▶ Materials provided:
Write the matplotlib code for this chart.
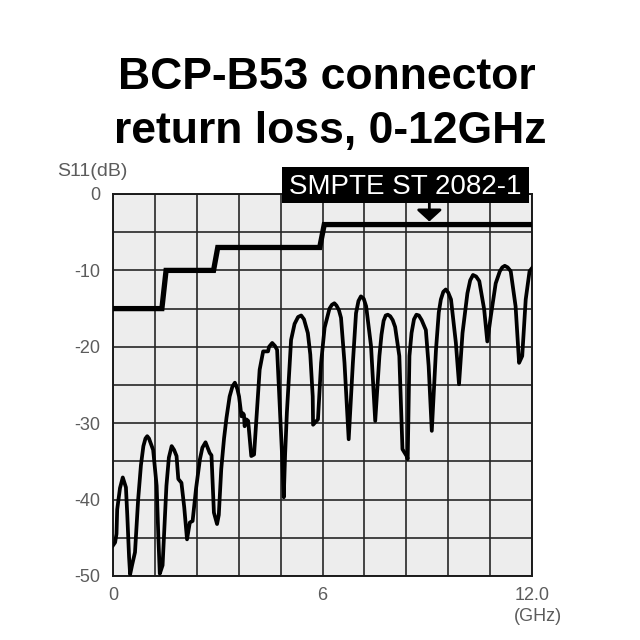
import matplotlib
matplotlib.use("Agg")
import matplotlib.pyplot as plt
from matplotlib.patches import Rectangle

plt.rcParams["font.family"] = ["Liberation Sans", "DejaVu Sans"]

# measured return loss (GHz, dB)
freq = [0.0, 0.06, 0.1, 0.12, 0.2, 0.28, 0.37, 0.41, 0.46, 0.49, 0.55, 0.63,
        0.72, 0.8, 0.87, 0.93, 0.98, 1.03, 1.07, 1.15, 1.25, 1.3, 1.34, 1.42,
        1.53, 1.6, 1.68, 1.75, 1.82, 1.87, 1.96, 2.04, 2.12, 2.2, 2.28, 2.38,
        2.49, 2.56, 2.65, 2.77, 2.82, 2.89, 2.98, 3.03, 3.1, 3.18, 3.25, 3.34,
        3.42, 3.49, 3.56, 3.61, 3.68, 3.72, 3.75, 3.77, 3.82, 3.87, 3.96, 4.04,
        4.12, 4.2, 4.3, 4.44, 4.47, 4.56, 4.64, 4.7, 4.77, 4.84, 4.89, 4.93,
        4.98, 5.1, 5.2, 5.3, 5.39, 5.47, 5.58, 5.65, 5.72, 5.73, 5.87, 5.96,
        6.06, 6.2, 6.27, 6.34, 6.4, 6.47, 6.53, 6.63, 6.75, 6.87, 6.96, 7.03,
        7.1, 7.18, 7.25, 7.39, 7.51, 7.63, 7.69, 7.75, 7.81, 7.87, 7.94, 8.01,
        8.08, 8.2, 8.29, 8.41, 8.44, 8.49, 8.55, 8.62, 8.69, 8.76, 8.84, 8.96,
        9.04, 9.13, 9.25, 9.33, 9.39, 9.46, 9.53, 9.6, 9.68, 9.82, 9.91, 10.01,
        10.15, 10.23, 10.31, 10.4, 10.49, 10.63, 10.72, 10.82, 10.96, 11.08,
        11.15, 11.22, 11.3, 11.39, 11.53, 11.63, 11.72, 11.82, 11.93, 12.0]
s11 = [-46.0, -45.6, -44.5, -41.3, -38.5, -37.1, -38.4, -42.1, -47.5, -49.8,
       -48.5, -46.9, -40.0, -35.5, -33.0, -32.0, -31.7, -32.0, -32.5, -33.5,
       -38.2, -45.0, -49.7, -48.6, -38.2, -34.5, -33.0, -33.5, -34.3, -37.3,
       -37.8, -41.0, -45.2, -43.0, -42.8, -38.5, -34.7, -33.2, -32.5, -33.9,
       -34.2, -41.7, -43.2, -42.0, -36.0, -32.0, -29.3, -26.5, -25.2, -24.7,
       -25.5, -26.5, -29.1, -28.7, -28.9, -30.4, -29.5, -29.7, -34.3, -34.1,
       -28.5, -23.0, -20.6, -20.6, -20.0, -19.5, -19.9, -20.4, -27.3, -34.0,
       -39.7, -34.0, -28.6, -19.1, -17.0, -16.1, -15.9, -16.4, -18.2, -21.0,
       -26.5, -30.2, -29.5, -22.1, -17.5, -15.0, -14.5, -14.3, -14.6, -15.2,
       -16.2, -22.1, -32.1, -22.1, -15.6, -14.0, -13.4, -13.7, -14.7, -19.9,
       -29.7, -21.2, -18.4, -16.6, -15.9, -15.8, -16.0, -16.5, -17.4, -21.2,
       -33.4, -34.3, -34.7, -21.2, -18.2, -16.4, -15.8, -15.9, -16.5, -17.8,
       -22.5, -31.0, -20.4, -15.5, -13.8, -12.8, -12.5, -12.9, -13.8, -19.5,
       -24.9, -18.2, -13.0, -11.3, -10.6, -10.8, -11.4, -15.1, -19.3, -16.0,
       -11.7, -10.1, -9.6, -9.4, -9.6, -10.1, -14.7, -22.1, -21.2, -13.8,
       -10.1, -9.7]

# SMPTE ST 2082-1 limit mask
limit_freq = [0.0, 1.4, 1.52, 2.88, 3.0, 5.92, 6.05, 12.0]
limit_db = [-15, -15, -10, -10, -7, -7, -4, -4]

x_ticks = [0, 6, 12]
x_labels = ["0", "6", "12.0"]
y_ticks = [0, -10, -20, -30, -40, -50]
y_labels = ["0", "-10", "-20", "-30", "-40", "-50"]

label_gray = "#5c5c5c"

fig = plt.figure(figsize=(6.4, 6.4), dpi=100)
ax = fig.add_axes([113 / 640, 64 / 640, 419 / 640, 382 / 640])
ax.set_facecolor("#ededed")

ax.plot(limit_freq, limit_db, color="black", lw=3.8, solid_joinstyle="miter", zorder=3)
ax.plot(freq, s11, color="black", lw=2.7, solid_joinstyle="round", zorder=4)

ax.set_xlim(0, 12)
ax.set_ylim(-50, 0)
ax.set_xticks(x_ticks)
ax.set_xticklabels(x_labels)
ax.set_yticks(y_ticks)
ax.set_yticklabels(y_labels)
ax.set_xticks([1.2 * i for i in range(11)], minor=True)
ax.set_yticks([-5 * i for i in range(11)], minor=True)
ax.grid(which="both", color="#262626", lw=1.2, zorder=1)
ax.set_axisbelow(True)
ax.tick_params(which="both", length=0, labelsize=13, colors=label_gray)
ax.tick_params(axis="y", pad=9)
ax.tick_params(axis="x", pad=8)
for sp in ax.spines.values():
    sp.set_color("#1a1a1a")
    sp.set_linewidth(1.4)

fig.text(0.511, 1 - 89 / 640, "BCP-B53 connector", ha="center", va="baseline",
         fontsize=32, fontweight="bold")
fig.text(0.5156, 1 - 143 / 640, "return loss, 0-12GHz", ha="center", va="baseline",
         fontsize=32, fontweight="bold")

fig.text(57 / 640, 1 - 171.7 / 640, "S11(dB)", ha="left", va="center",
         fontsize=14, color=label_gray)
fig.text(538 / 640, 1 - 616.7 / 640, "(GHz)", ha="center", va="center",
         fontsize=13, color=label_gray)

# standard label box
box = Rectangle((281.7 / 640, 1 - 202.7 / 640), 247.3 / 640, 35.4 / 640,
                transform=fig.transFigure, facecolor="black", edgecolor="none", zorder=10)
fig.add_artist(box)
fig.text(405.3 / 640, 1 - 186.5 / 640, "SMPTE ST 2082-1", ha="center", va="center",
         fontsize=20, color="white", zorder=11)
ax.annotate("", xy=(9.06, -3.6), xycoords="data",
            xytext=(9.06, 1 - 202 / 640), textcoords=("data", "figure fraction"),
            arrowprops=dict(arrowstyle="-|>,head_width=0.55,head_length=0.5",
                            mutation_scale=14, lw=2.0, color="black",
                            shrinkA=0, shrinkB=0),
            annotation_clip=False, zorder=9)

fig.savefig("out.png", dpi=100)
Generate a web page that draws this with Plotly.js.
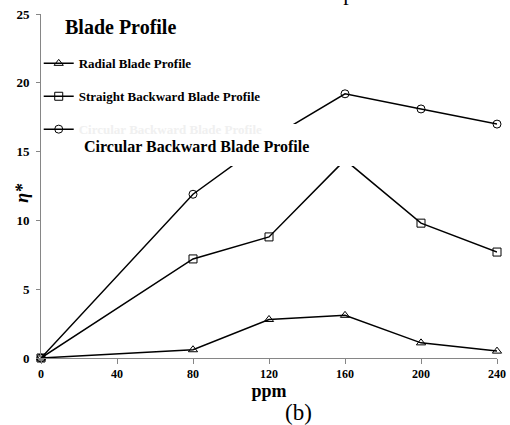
<!DOCTYPE html>
<html>
<head>
<meta charset="utf-8">
<script src="https://cdn.plot.ly/plotly-3.0.1.min.js"></script>
<style>html,body{margin:0;padding:0;background:#fff}#chart{width:510px;height:425px}</style>
</head>
<body>
<div id="chart"></div>
<script>
// Data
var ppm = [0, 80, 120, 160, 200, 240];
var radial = [0, 0.6, 2.8, 3.1, 1.1, 0.5];
var straightBackward = [0, 7.2, 8.8, 14.4, 9.8, 7.7];
var circularBackward = [0, 11.9, 15.9, 19.2, 18.1, 17.0];
var seriesNames = ["Radial Blade Profile", "Straight Backward Blade Profile", "Circular Backward Blade Profile"];
var xTicks = [0, 40, 80, 120, 160, 200, 240];
var yTicks = [0, 5, 10, 15, 20, 25];

var serif = "Liberation Serif, Times New Roman, serif";

function series(y, name, symbol, group, legendName) {
  return {
    x: ppm, y: y, name: legendName || name, type: "scatter", mode: "lines+markers",
    legendgroup: group, cliponaxis: false,
    line: {color: "#000", width: 1.5},
    marker: {symbol: symbol, size: 8, color: "#000", line: {color: "#000", width: 1}}
  };
}

var traces = [
  series(radial, seriesNames[0], "triangle-up-open", "a"),
  series(straightBackward, seriesNames[1], "square-open", "b"),
  series(circularBackward, seriesNames[2], "circle-open", "c",
         '<span style="color:#f0f0f0">' + seriesNames[2] + '</span>')
];

var layout = {
  width: 510, height: 425,
  margin: {l: 41, r: 13, t: 14, b: 67},
  paper_bgcolor: "#fff", plot_bgcolor: "#fff",
  showlegend: true,
  font: {family: serif, color: "#000"},
  xaxis: {
    range: [0, 240], tickvals: xTicks, ticktext: xTicks.map(String),
    showgrid: false, zeroline: false, showline: true, linecolor: "#868686", linewidth: 1,
    ticks: "outside", ticklen: 5, tickcolor: "#868686", tickwidth: 1,
    tickfont: {family: serif, size: 12, weight: "bold", color: "#000"},
    title: {text: "ppm", font: {family: serif, size: 18, weight: "bold", color: "#000"}, standoff: 0}
  },
  yaxis: {
    range: [0, 25], tickvals: yTicks, ticktext: yTicks.map(String),
    showgrid: false, zeroline: false, showline: true, linecolor: "#868686", linewidth: 1,
    ticks: "outside", ticklen: 4, tickcolor: "#868686", tickwidth: 1,
    ticklabelstandoff: 4,
    tickfont: {family: serif, size: 13, weight: "bold", color: "#000"}
  },
  legend: {
    x: -0.005, y: 0.9, xanchor: "left", yanchor: "top",
    bgcolor: "rgba(0,0,0,0)", borderwidth: 0,
    font: {family: serif, size: 13, weight: "bold", color: "#000"},
    tracegroupgap: 13
  },
  shapes: [{
    type: "rect", xref: "paper", yref: "paper", layer: "above",
    x0: 0.055, x1: 0.72, y0: 0.558, y1: 0.68,
    fillcolor: "#fff", line: {width: 0}
  }],
  annotations: [
    {text: "<b><i>η*</i></b>", xref: "paper", yref: "paper", x: -0.042, y: 0.48, textangle: -90,
     xanchor: "center", yanchor: "middle", showarrow: false, font: {family: serif, size: 18, color: "#000"}},
    {text: "<b>Blade Profile</b>", xref: "paper", yref: "paper", x: 0.048, y: 0.962,
     xanchor: "left", yanchor: "middle", showarrow: false, font: {family: serif, size: 20, color: "#000"}},
    {text: "<b>" + seriesNames[2] + "</b>", xref: "paper", yref: "paper", x: 0.342, y: 0.616,
     xanchor: "center", yanchor: "middle", showarrow: false, font: {family: serif, size: 16, color: "#000"}},
    {text: "backward blade profile", xref: "paper", yref: "paper", x: 0.57, y: 1.019,
     xanchor: "center", yanchor: "bottom", showarrow: false, font: {family: serif, size: 22, color: "#000"}},
    {text: "(b)", xref: "paper", yref: "paper", x: 0.5636, y: -0.157,
     xanchor: "center", yanchor: "middle", showarrow: false, font: {family: serif, size: 23, color: "#000"}}
  ]
};

Plotly.newPlot("chart", traces, layout, {displayModeBar: false, staticPlot: true});
</script>
</body>
</html>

▶ Task statement: List the lines of the records where "matplotlib" occurs.

▶ Completed task:
Write the matplotlib code for this chart.
import matplotlib
matplotlib.use("Agg")
import matplotlib.pyplot as plt
from matplotlib.patches import Rectangle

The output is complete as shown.